Alex Jones must pay Sandy Hook families almost $1 billion
The conspiracy theorist and extremist Alex Jones must pay the families of Sandy Hook mass shooting victims almost $1 billion in damages for false claims that they were actors complicit in a hoax.
A Connecticut jury on Wednesday awarded a total of $965 million to plaintiffs in the case – family members of 20 students and six staff members of Sandy Hook Elementary School who were murdered in 2012. Jones must also pay legal costs for the plaintiffs, with that amount to be determined next month.
The verdict applies both to Jones and his company, Free Speech Systems LLC, which filed for bankruptcy last July. Through that company, Jones has controlled his stable of conspiracy theory outlets, including the Infowars website, Infowars broadcasts like the Alex Jones show, and the Infowars store, where listeners can buy Jones’s books, DVDs, and a range of supplements with names like ‘Alpha Power,’ ‘Brain Force,’ and ‘Survival Shield.’
The latest verdict comes after $49 million in damages was awarded to two other Sandy Hook parents in a separate defamation verdict in August in Jones’s home state of Texas.
The nine-figure damages were not out of step with the income Jones was able to generate from his disinformation empire, according to testimony in the Connecticut case.
Court records show that Jones made some $165 million in sales on the Infowars store between September 2015 and the December 2018. An Infowars employee who testified in the case estimated Jones’s earnings since the shooting as being between $100 million and $1 billion. During the Texas trial, forensic economist Bernard Pettingill estimated Jones’ and his company’s combined net worth as being between $135 million and $270 million.
Hatewatch reported last May that an anonymous donor had given Jones Bitcoin worth some $8 million in separate donations over two preceding months.
During the trial, plaintiffs testified to years of lies from Jones and harassment and abuse from his audience, who believed the Infowars fabulist when he identified the parents of dead children by name, and said that they were “faking” their grief. Some were dealing with online hate as they prepared for their children’s funerals, according to their testimony.

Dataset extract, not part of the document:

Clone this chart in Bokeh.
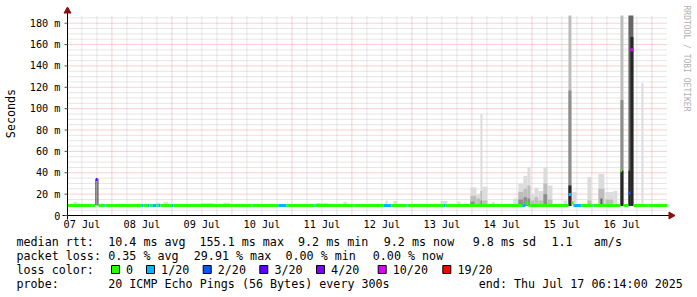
import math
from bokeh.plotting import figure
from bokeh.models import Range1d, ColumnDataSource
from bokeh.core.properties import value
from bokeh.embed import file_html
from bokeh.resources import INLINE

# ---------------- data (time in hours since 2025-07-07 00:00, rtt in ms) ----------------
START_H = 6 + 14 / 60          # Mon Jul 07 06:14
END_H = 240 + 6 + 14 / 60      # Thu Jul 17 06:14

day_labels = ["07 Jul", "08 Jul", "09 Jul", "10 Jul", "11 Jul",
              "12 Jul", "13 Jul", "14 Jul", "15 Jul", "16 Jul"]
day_label_hours = [12, 36, 60, 84, 108, 132, 156, 180, 204, 228]   # noon of each day

y_ticks = [0, 20, 40, 60, 80, 100, 120, 140, 160, 180]
y_tick_labels = ["0", "20 m", "40 m", "60 m", "80 m", "100 m", "120 m", "140 m", "160 m", "180 m"]

# median rtt, piecewise (start h, end h, median ms, lost pings of 20)
med_start = [6.23, 15.8, 16.2, 17.6, 18.6, 21.0, 21.4, 35.8, 36.6, 38.2, 39.0, 40.2, 41.8, 42.6,
             43.4, 47.8, 48.6, 79.8, 80.2, 90.6, 93.8, 105.0, 105.4, 120.6, 121.0, 132.6, 135.8,
             141.8, 142.2, 156.6, 157.4, 188.2, 189.4, 190.6, 206.6, 207.8, 208.6, 211.8, 216.2,
             216.6, 227.4, 228.6, 230.6, 231.4, 232.6, 238.2, 238.6]
med_end = [15.8, 16.2, 17.4, 18.2, 21.0, 21.4, 35.8, 36.6, 38.2, 39.0, 40.2, 41.8, 42.6, 43.4,
           47.8, 48.6, 79.8, 80.2, 90.6, 93.8, 105.0, 105.4, 120.6, 121.0, 132.6, 135.8, 141.8,
           142.2, 156.6, 157.4, 188.2, 189.4, 190.6, 206.6, 207.8, 208.6, 211.8, 216.2, 216.6,
           227.4, 228.0, 230.6, 231.4, 232.6, 238.2, 238.6, 246.23]
med_ms = [9.3, 9.3, 9.3, 33.8, 9.3, 9.3, 9.3, 9.3, 9.3, 9.3, 9.3, 9.3, 9.3, 9.3,
          9.3, 9.3, 9.3, 9.3, 9.3, 9.3, 9.3, 9.3, 9.3, 9.3, 9.3, 9.3, 9.3,
          9.3, 9.3, 9.3, 9.3, 9.3, 12.0, 9.3, 19.6, 12.0, 9.3, 9.3, 9.3,
          9.3, 42.0, 9.3, 21.0, 155.1, 9.3, 9.3, 9.3]
med_lost = [0, 1, 0, 3, 0, 1, 0, 1, 0, 1, 0, 1, 0, 1,
            0, 1, 0, 1, 0, 1, 0, 1, 0, 1, 0, 1, 0,
            1, 0, 1, 0, 1, 0, 0, 1, 0, 1, 0, 1,
            0, 0, 0, 2, 10, 0, 1, 0]

# smoke (spread of the 20 pings): start h, end h, low ms, high ms, density band (1 sparse .. 5 dense)
smoke_start = [8.6, 17.4, 18.2, 41.4, 44.6, 59.4, 68.6, 105.4, 116.6, 133.4, 136.6, 155.4, 162.2,
               167.4, 167.4, 167.4, 169.8, 169.8, 171.4, 171.4, 171.4, 172.2, 172.2, 176.0,
               184.6, 186.6, 186.6, 186.6, 188.6, 188.6, 188.6, 190.2, 190.2, 190.2, 191.4, 191.4,
               193.0, 193.0, 194.6, 194.6, 196.6, 196.6, 196.6, 198.2, 198.2, 204.6,
               206.6, 206.6, 206.6, 208.2, 214.2, 214.2, 218.6, 218.6, 219.4, 221.4, 221.4, 224.6,
               227.4, 227.4, 227.4, 230.6, 231.4, 230.6, 235.8]
smoke_end = [10.2, 17.8, 18.6, 43.4, 46.6, 64.6, 71.4, 110.6, 118.2, 134.2, 138.2, 158.2, 163.4,
             169.8, 169.8, 169.0, 171.4, 171.4, 172.2, 172.2, 172.2, 174.2, 174.2, 177.2,
             186.6, 188.6, 188.6, 188.6, 190.2, 190.2, 190.2, 191.4, 191.4, 191.4, 193.0, 193.0,
             194.6, 194.6, 196.6, 196.6, 198.2, 198.2, 198.2, 200.2, 200.2, 206.2,
             207.8, 207.8, 207.8, 209.8, 215.8, 215.8, 221.0, 221.0, 220.2, 224.6, 224.6, 226.2,
             228.6, 228.6, 228.6, 232.6, 232.6, 231.4, 236.6]
smoke_lo = [8.8, 9.3, 9.3, 8.8, 8.8, 8.8, 8.8, 8.8, 8.8, 8.8, 8.8, 8.8, 8.8,
            8.8, 9.0, 9.0, 8.8, 9.0, 8.8, 9.0, 9.0, 8.8, 9.0, 8.8,
            8.8, 8.8, 9.0, 9.0, 8.8, 9.0, 9.0, 8.8, 9.0, 9.0, 8.8, 9.0,
            8.8, 9.0, 8.8, 9.0, 8.8, 9.0, 9.0, 8.8, 9.0, 8.8,
            8.8, 8.8, 9.0, 8.8, 8.8, 9.0, 8.8, 9.0, 9.0, 8.8, 9.0, 8.8,
            8.8, 8.8, 9.0, 8.8, 9.0, 9.0, 8.8]
smoke_hi = [12.6, 34.4, 34.4, 12.0, 12.6, 11.6, 12.0, 11.6, 12.6, 14.0, 13.5, 13.5, 13.0,
            26.5, 18.5, 13.0, 20.0, 16.0, 95.0, 23.0, 14.0, 27.0, 14.0, 12.5,
            16.0, 30.0, 22.0, 15.0, 37.0, 25.0, 17.0, 45.0, 28.0, 16.0, 20.0, 14.0,
            26.0, 17.0, 23.0, 14.0, 45.0, 30.0, 20.0, 28.0, 15.0, 14.0,
            187.2, 117.0, 28.0, 22.0, 36.0, 14.0, 39.0, 25.0, 16.0, 22.0, 15.0, 23.0,
            187.2, 108.0, 42.0, 187.2, 167.0, 42.0, 124.0]
smoke_band = [1, 5, 5, 1, 1, 1, 1, 1, 1, 1, 1, 1, 1,
              1, 2, 3, 1, 2, 1, 2, 3, 1, 2, 1,
              1, 1, 2, 3, 1, 2, 3, 1, 2, 3, 1, 2,
              1, 2, 1, 2, 1, 2, 3, 1, 2, 1,
              2, 3, 5, 1, 1, 2, 1, 2, 4, 1, 2, 1,
              2, 3, 5, 4, 5, 5, 1]

# loss colour classes
loss_class = [0, 1, 2, 3, 4, 10, 19]
loss_labels = ["0", "1/20", "2/20", "3/20", "4/20", "10/20", "19/20"]
loss_colors = ["#26ff00", "#00b8ff", "#0059ff", "#5e00ff", "#7e00ff", "#dd00ff", "#ff0000"]

# legend texts
rtt_title = "median rtt:"
rtt_stats = ["10.4 ms avg", "155.1 ms max", "9.2 ms min", "9.2 ms now", "9.8 ms sd", "1.1", "am/s"]
loss_title = "packet loss:"
loss_stats = ["0.35 % avg", "29.91 % max", "0.00 % min", "0.00 % now"]
color_title = "loss color:"
probe_title = "probe:"
probe_text = "20 ICMP Echo Pings (56 Bytes) every 300s"
end_text = "end: Thu Jul 17 06:14:00 2025"
watermark = "RRDTOOL / TOBI OETIKER"
y_title = "Seconds"

# ---------------- styling ----------------
MONO = value("DejaVu Sans Mono")
band_grey = {1: "#dcdcdc", 2: "#bdbdbd", 3: "#8e8e8e", 4: "#666666", 5: "#262626"}
YMAX = 187.2
W, H = 697, 297
FL, FT, FW, FH = 67, 15, 600, 200          # rrd graph area in canvas pixels
px_x = (END_H - START_H) / FW
px_y = YMAX / FH


def xd(px):          # canvas pixel -> data x (hours)
    return START_H + (px - FL) * px_x


def yd(py):          # canvas pixel -> data y (ms)
    return (FT + FH - py) * px_y


def loss_color(n):
    col = loss_colors[0]
    for c, colr in zip(loss_class, loss_colors):
        if n >= c:
            col = colr
    return col


# the whole canvas is the plotting frame; the rrd graph area sits inside it with the same scales
p = figure(width=W, height=H, output_backend="svg", toolbar_location=None,
           x_range=Range1d(xd(0), xd(W)), y_range=Range1d(yd(H), yd(0)),
           min_border=0, x_axis_type=None, y_axis_type=None)
p.outline_line_color = None
p.background_fill_color = "white"
p.border_fill_color = "white"
p.xgrid.visible = False
p.ygrid.visible = False

# ---- grid ----
midnights = list(range(24, 241, 24))
six_hours = [h for h in range(12, 246, 6) if h % 24 != 0]
minor_ms = [v for v in range(5, 187, 5) if v % 20 != 0]
major_ms = y_ticks[1:]
MINOR_C, MAJOR_C = "#cccccc", "#f2a0a0"
p.segment(x0=six_hours, x1=six_hours, y0=[0] * len(six_hours), y1=[YMAX] * len(six_hours),
          line_color=MINOR_C, line_dash="1 1", line_width=1)
p.segment(x0=[START_H] * len(minor_ms), x1=[END_H] * len(minor_ms), y0=minor_ms, y1=minor_ms,
          line_color=MINOR_C, line_dash="1 1", line_width=1)
p.segment(x0=midnights, x1=midnights, y0=[0] * len(midnights), y1=[YMAX] * len(midnights),
          line_color=MAJOR_C, line_dash="1 1", line_width=1)
p.segment(x0=[START_H] * len(major_ms), x1=[END_H] * len(major_ms), y0=major_ms, y1=major_ms,
          line_color=MAJOR_C, line_dash="1 1", line_width=1)

# ---- smoke ----
smoke_src = ColumnDataSource(dict(left=smoke_start, right=smoke_end, bottom=smoke_lo, top=smoke_hi,
                                  color=[band_grey[b] for b in smoke_band]))
p.quad(left="left", right="right", bottom="bottom", top="top", fill_color="color",
       line_color=None, source=smoke_src)

# ---- median line coloured by loss ----
med_src = ColumnDataSource(dict(x0=med_start, x1=med_end, y=med_ms,
                                color=[loss_color(n) for n in med_lost]))
p.segment(x0="x0", y0="y", x1="x1", y1="y", line_color="color", line_width=3,
          line_cap="butt", source=med_src)

# ---- axes ----
p.segment(x0=[xd(62)], x1=[xd(669)], y0=[0], y1=[0], line_color="black", line_width=1)
p.segment(x0=[START_H], x1=[START_H], y0=[yd(219)], y1=[yd(12)], line_color="black", line_width=1)
p.scatter(x=[xd(670.5)], y=[0], marker="triangle", size=7, angle=-math.pi / 2,
          fill_color="#8b1010", line_color="#8b1010")
p.scatter(x=[START_H], y=[yd(10.5)], marker="triangle", size=7,
          fill_color="#8b1010", line_color="#8b1010")
p.segment(x0=[xd(64)] * len(y_ticks), x1=[START_H] * len(y_ticks), y0=y_ticks, y1=y_ticks,
          line_color="#555555", line_width=1)

p.text(x=[xd(60)] * len(y_ticks), y=y_ticks, text=y_tick_labels, text_align="right",
       text_baseline="middle", text_font=MONO, text_font_size="10.2px", text_color="black")
p.text(x=day_label_hours, y=[yd(224)] * len(day_label_hours), text=day_labels, text_align="center",
       text_baseline="middle", text_font=MONO, text_font_size="10.2px", text_color="black")
p.text(x=[xd(10)], y=[yd(113)], text=[y_title], angle=math.pi / 2, text_align="center",
       text_baseline="middle", text_font=MONO, text_font_size="11.7px", text_color="black")
p.text(x=[xd(686)], y=[yd(5)], text=[watermark], angle=-math.pi / 2, text_align="left",
       text_baseline="middle", text_font=MONO, text_font_size="8px", text_color="#b0b0b0")

# ---- legend below the graph ----
ROW = [241, 255, 269, 283]
leg_x, leg_y, leg_t = [], [], []


def put(px, py, txt):
    leg_x.append(xd(px))
    leg_y.append(yd(py))
    leg_t.append(txt)


put(16, ROW[0], rtt_title)
for px, t in zip([107.7, 199, 297.5, 383.3, 472.3, 551, 593.3], rtt_stats):
    put(px, ROW[0], t)
put(16, ROW[1], loss_title)
for px, t in zip([107.7, 193.3, 285, 372.3], loss_stats):
    put(px, ROW[1], t)
put(16, ROW[2], color_title)
box_left = [111, 146, 202.7, 259.3, 316, 377.7, 442.3]
for b, t in zip(box_left, loss_labels):
    put(b + 14.6, ROW[2], t)
put(16, ROW[3], probe_title)
put(107.7, ROW[3], probe_text)
put(478.3, ROW[3], end_text)
p.text(x=leg_x, y=leg_y, text=leg_t, text_align="left", text_baseline="middle",
       text_font=MONO, text_font_size="11.7px", text_color="black")

p.rect(x=[xd(b + 4) for b in box_left], y=[yd(ROW[2])] * len(box_left),
       width=8 * px_x, height=8 * px_y, fill_color=loss_colors, line_color="black", line_width=1)

open("out.html", "w").write(file_html(p, INLINE))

In his own maneuvers in depositions and on the witness stand, Jones attempted to revise history, dismiss the consequences of his campaign of falsehoods, and minimize the wealth it had brought him.
In the decade after Jones began spreading untruths about Sandy Hook families, he made a transition from a fringe conspiracy broadcaster with ambiguous partisan loyalties to an influential stalwart of the pro-Trump far right.
From the beginning of his career in the late 1990s, Jones has always promoted far right antigovernment conspiracy theories scapegoating “globalists” and agencies like the United Nations and the Federal Emergency Management Agency. Each of the Clinton, Bush and Obama administrations was subject to his paranoid hostility.
Trump was the only president who commanded Jones’ loyalty, with each man apparently seeing opportunities in the other’s base of supporters. Erratic in private (in a leaked 2019 outburst he said “I wish I’d never fucking met Donald Trump”) he nevertheless gave Trump unflinching public support.
In 2013, Jones met Trump adviser and fellow conspiracy theorist Roger Stone, who brokered Jones’ relationship with Trump, and later joined Infowars as a broadcaster. In December 2015, Jones conducted an on-air interview with then-candidate Trump, who praised the broadcaster’s “amazing reputation.”
In the lead up to the Jan. 6, 2021 assault on the United States Capitol, Jones promoted the false claim that Trump had been the victim of a stolen election, leading to a spike in traffic to the Infowars store.
Jones responded to the verdict by crying poor. On Wednesday he told his audience that there “ain’t no money” to pay the damages awarded. Later that day he called in to Steve Bannon’s livestream and told him “It’s like if I have three gallons of blood in my body, or two gallons, they want five hundred gallons.”